In the home and at school, conventional television remains a powerful tool for education. However, it has largely been used as a passive medium, with viewers receiving the information as observers rather than as participants.

ELU's task was to extend the advantages of interactive learning to a wider audience, especially to those living in the EU's newest Member States, where Internet penetration is still relatively low and older adults are attempting to assimilate new ways of doing things. While 40-to-60 percent of European households have a broadband Internet connection, television is available in almost all of them.

"Television was targeted as the means to transmit life-long knowledge to potential learners in a highly relaxed and comprehensible mode," says project coordinator Alex Shani. "Learning while watching TV and enjoying oneself is the main driver of ELU's work."

Compelling Content, Interactive Results

Scripting interactivity into educational TV programs creates a much more compelling and engaging experience for the learner. The EU-funded ELU project resulted in a number of application approaches, some ready-made formats and templates for programs, and software for creating iDTV courses.

In particular, the researchers developed configuration parameters and content that helps to define interactive, multimedia presentations. They produced templates for multimedia pages and presentations, interactive quizzes, a virtual teacher, and support for ancillary devices. Users can adapt the template modules for particular programs depending on appearance, content and level of difficulty.

They also created the ELU Script, which describes every course, and an Authoring Tool (AT), which helps educators to create complex interactive courses through a visual interface. The AT was designed as a plug-in on the top of Giunti Lab's eXact Packager e-learning production software. A multimedia player they developed is able to interpret the ELU Script and manage user interaction.

All of ELU's software was developed using the open interactive TV standard MHP (Multimedia Home Platform). This allows the ELU technology to be used with MHP-enabled TV set-top boxes and on Java-enabled devices capable of running MHP or its related middleware.

To test ELU's software and methods, the researchers developed six t-learning courses in different languages with a variety of themes, target users, and interactive features. The courses dealt with history, business, ICT, mathematics, statistics and road safety, and they were targeted at a variety of audiences and ages, including young pupils, MBA students and older adults.

For example, ELU's 'ICT Basics' course was designed for adults aged over 35 who had no or only very basic knowledge of information and communications technologies. The participating university prepared two interactive modules of the course. One guided the user through the process of finding and booking a holiday via the Internet. The second dealt with the task of preparing and presenting digital photos to relatives.

Meanwhile ELU's iDTV business course was designed to encourage small business entrepreneurship in Latvia.
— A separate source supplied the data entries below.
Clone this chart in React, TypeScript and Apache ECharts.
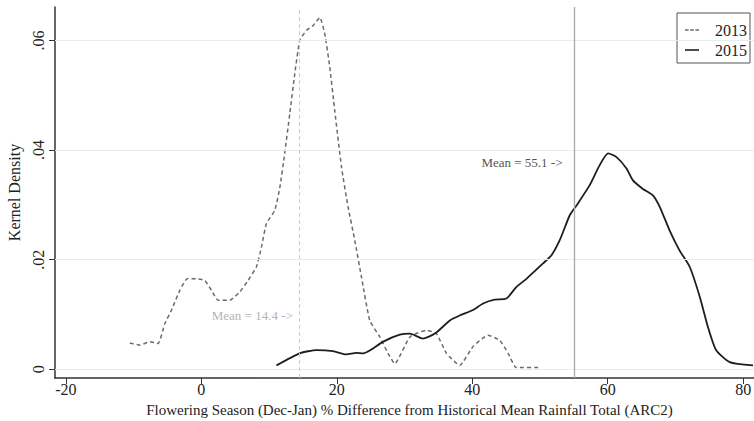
import React, { useEffect, useRef } from "react";
import * as echarts from "echarts";

const x2013 = [-10.55, -9.08, -7.6, -6.37, -5.39, -4.4, -3.17, -2.09, -0.7, 0.52, 1.5, 2.48, 4.2, 5.68, 6.9, 8.15, 8.88, 9.62, 10.85, 11.6, 12.3, 13.06, 13.8, 14.54, 15.5, 16.5, 17.5, 18.23, 18.97, 19.7, 20.7, 21.67, 22.66, 23.65, 24.87, 26.35, 27.57, 28.56, 30.8, 33.2, 34.7, 36.2, 38.15, 40.1, 42.3, 44.06, 45.3, 46.5, 49.96];
const y2013 = [0.0048, 0.0044, 0.005, 0.0047, 0.0083, 0.0108, 0.0144, 0.0165, 0.0165, 0.0162, 0.0144, 0.0126, 0.0126, 0.0141, 0.0162, 0.0187, 0.0223, 0.0266, 0.029, 0.0332, 0.0393, 0.0466, 0.0539, 0.06, 0.0618, 0.0627, 0.0642, 0.0612, 0.0551, 0.0472, 0.0369, 0.0296, 0.0235, 0.0168, 0.0089, 0.0059, 0.0029, 0.001, 0.0059, 0.0071, 0.0065, 0.0029, 0.0007, 0.0041, 0.0062, 0.0053, 0.0029, 0.0003, 0.0003];

const x2015 = [11.1, 14.54, 17.0, 19.45, 21.4, 22.9, 23.9, 25.1, 26.8, 29.3, 30.8, 32.7, 34.5, 36.7, 38.15, 40.1, 41.6, 43.3, 45.05, 46.5, 48.0, 50.45, 51.7, 52.9, 54.4, 55.4, 57.3, 58.8, 60.05, 61.3, 62.8, 63.7, 65.2, 66.7, 67.7, 69.15, 70.6, 72.1, 73.6, 74.8, 76.0, 78.0, 81.45];
const y2015 = [0.0007, 0.0029, 0.0035, 0.0033, 0.0027, 0.003, 0.0029, 0.0036, 0.005, 0.0063, 0.0065, 0.0056, 0.0065, 0.0089, 0.0098, 0.0108, 0.012, 0.0127, 0.0129, 0.015, 0.0165, 0.0193, 0.0208, 0.0235, 0.0281, 0.0299, 0.0335, 0.0372, 0.0394, 0.0387, 0.0366, 0.0345, 0.0329, 0.0317, 0.0296, 0.0253, 0.0217, 0.0187, 0.0132, 0.0077, 0.0035, 0.0013, 0.0007];

const xTicks = [-20, 0, 20, 40, 60, 80];
const yTicks = [0, 0.02, 0.04, 0.06];
const mean2013 = 14.4;
const mean2015 = 55.1;
const meanLabelY2013 = 0.00985;
const meanLabelY2015 = 0.0377;

const FONT = "Liberation Serif, Times New Roman, serif";

const DASH_ICON = "path://M0,0h3.5v1.5h-3.5z M5,0h3.5v1.5h-3.5z M10,0h3.5v1.5h-3.5z";
const SOLID_ICON = "path://M0,0h14v1.6h-14z";

export default function App() {
  const ref = useRef<HTMLDivElement>(null);
  useEffect(() => {
    if (!ref.current) return;
    const chart = echarts.init(ref.current, undefined, { renderer: "svg" });
    const d2013 = x2013.map((x, i) => [x, y2013[i]]);
    const d2015 = x2015.map((x, i) => [x, y2015[i]]);
    chart.setOption({
      animation: false,
      backgroundColor: "#ffffff",
      textStyle: { fontFamily: FONT },
      grid: { left: 55, right: 0, top: 7, bottom: 43, containLabel: false, outerBoundsMode: "none" },
      legend: {
        orient: "vertical",
        right: 4,
        top: 13,
        data: [
          { name: "2013", icon: DASH_ICON },
          { name: "2015", icon: SOLID_ICON },
        ],
        itemWidth: 14,
        itemHeight: 14,
        itemGap: 4,
        padding: [9, 3, 5, 8],
        borderColor: "#555",
        borderWidth: 1,
        textStyle: { fontFamily: FONT, fontSize: 16, color: "#222", padding: [0, 0, 0, 11] },
      },
      xAxis: {
        type: "value",
        min: -21.6,
        max: 81.6,
        name: "Flowering Season (Dec-Jan) % Difference from Historical Mean Rainfall Total (ARC2)",
        nameLocation: "middle",
        nameGap: 24,
        nameTextStyle: { fontFamily: FONT, fontSize: 15, color: "#222", padding: [0, 0, 0, 10] },
        axisLine: { show: true, onZero: false, lineStyle: { color: "#333", width: 1.5 } },
        axisTick: { show: true, length: 6, lineStyle: { color: "#333" }, customValues: xTicks },
        axisLabel: { fontFamily: FONT, fontSize: 16, color: "#222", margin: 3, customValues: xTicks },
        splitLine: { show: false },
      },
      yAxis: {
        type: "value",
        min: -0.0016,
        max: 0.0661,
        name: "Kernel Density",
        nameLocation: "middle",
        nameGap: 33,
        nameRotate: 90,
        nameTextStyle: { fontFamily: FONT, fontSize: 16, color: "#222" },
        axisLine: { show: true, onZero: false, lineStyle: { color: "#333", width: 1.5 } },
        axisTick: { show: true, length: 6, lineStyle: { color: "#333" }, customValues: yTicks },
        axisLabel: {
          fontFamily: FONT,
          fontSize: 16,
          color: "#222",
          rotate: 90,
          margin: 9,
          customValues: yTicks,
          formatter: (v: number) => (v === 0 ? "0" : String(Number(v.toFixed(2))).replace(/^0/, "")),
        },
        splitLine: { show: false },
      },
      series: [
        {
          name: "2013",
          type: "line",
          data: d2013,
          showSymbol: false,
          symbol: "none",
          smooth: 0.15,
          z: 3,
          lineStyle: { color: "#6b6b6b", width: 1.5, type: [4, 3] },
          itemStyle: { color: "#6b6b6b" },
          markLine: {
            silent: true,
            symbol: "none",
            label: { show: false },
            data: [
              ...yTicks.map((v) => ({ yAxis: v, lineStyle: { color: "#e4eeee", width: 1.2, type: "solid" } })),
              { xAxis: mean2013, lineStyle: { color: "#cccccc", width: 1, type: [4, 3] } },
            ],
          },
          markPoint: {
            silent: true,
            symbol: "circle",
            symbolSize: 0,
            data: [{ coord: [mean2013, meanLabelY2013] }],
            label: {
              show: true,
              position: "left",
              distance: 6,
              formatter: "Mean = " + mean2013 + " ->",
              fontFamily: FONT,
              fontSize: 13,
              color: "#b5b5b5",
            },
          },
        },
        {
          name: "2015",
          type: "line",
          data: d2015,
          showSymbol: false,
          symbol: "none",
          smooth: 0.2,
          z: 4,
          lineStyle: { color: "#1e1e1e", width: 1.8, type: "solid" },
          itemStyle: { color: "#1e1e1e" },
          markLine: {
            silent: true,
            symbol: "none",
            label: { show: false },
            data: [{ xAxis: mean2015, lineStyle: { color: "#a8a8a8", width: 1.3, type: "solid" } }],
          },
          markPoint: {
            silent: true,
            symbol: "circle",
            symbolSize: 0,
            data: [{ coord: [mean2015, meanLabelY2015] }],
            label: {
              show: true,
              position: "left",
              distance: 12,
              formatter: "Mean = " + mean2015 + " ->",
              fontFamily: FONT,
              fontSize: 13,
              color: "#555555",
            },
          },
        },
      ],
    });
    return () => chart.dispose();
  }, []);
  return <div ref={ref} style={{ width: 754, height: 421, position: "fixed", left: 0, top: 0 }} />;
}
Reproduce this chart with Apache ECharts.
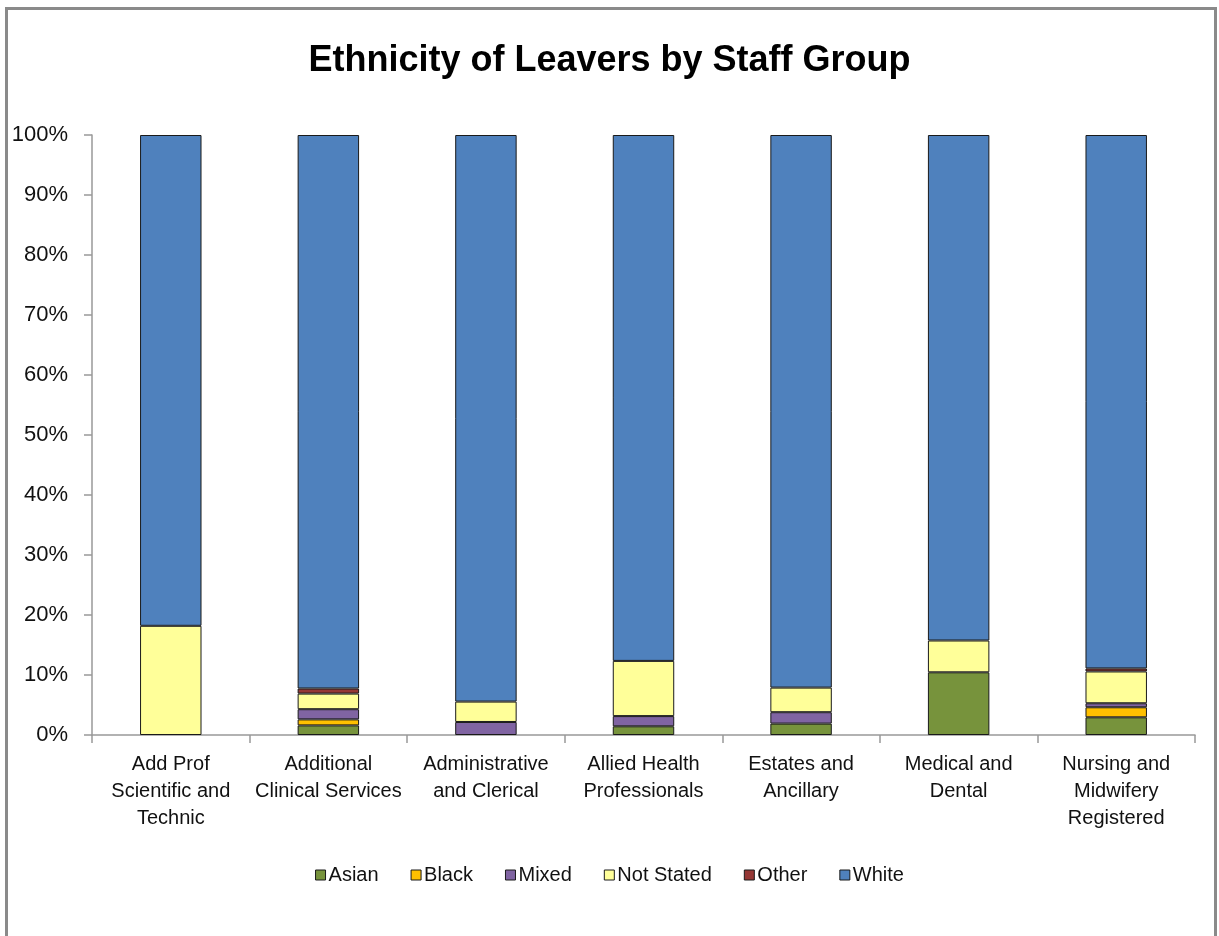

The first module of the course introduces learners to basic business terms, provides a personal narrative about running a small business in Latvia and offers interactive content related to starting a business.

The second module uses a personal narrative about running a small business in Kenya to introduce learners to supply and demand functions, with built-in interactivity to help users understand the relationship between these market forces.

Testing and Confirmation

The courses were tested on users in the Czech Republic, Hungary, Latvia, Slovenia and Lithuania. The testing confirmed the premise that t-learning complements e-learning and other methods of transmitting information, says Shani.

With the conclusion of the ELU project and the development of iDTV software that is close to market quality, it is now up to educational content developers to take the process further. For example, Czech TV plans to launch a dedicated channel devoted to t-learning, opening up the way for ELU's products to be tested in the market.

The ELU project received funding under the ICT strand of the EU's Sixth Framework Program for research.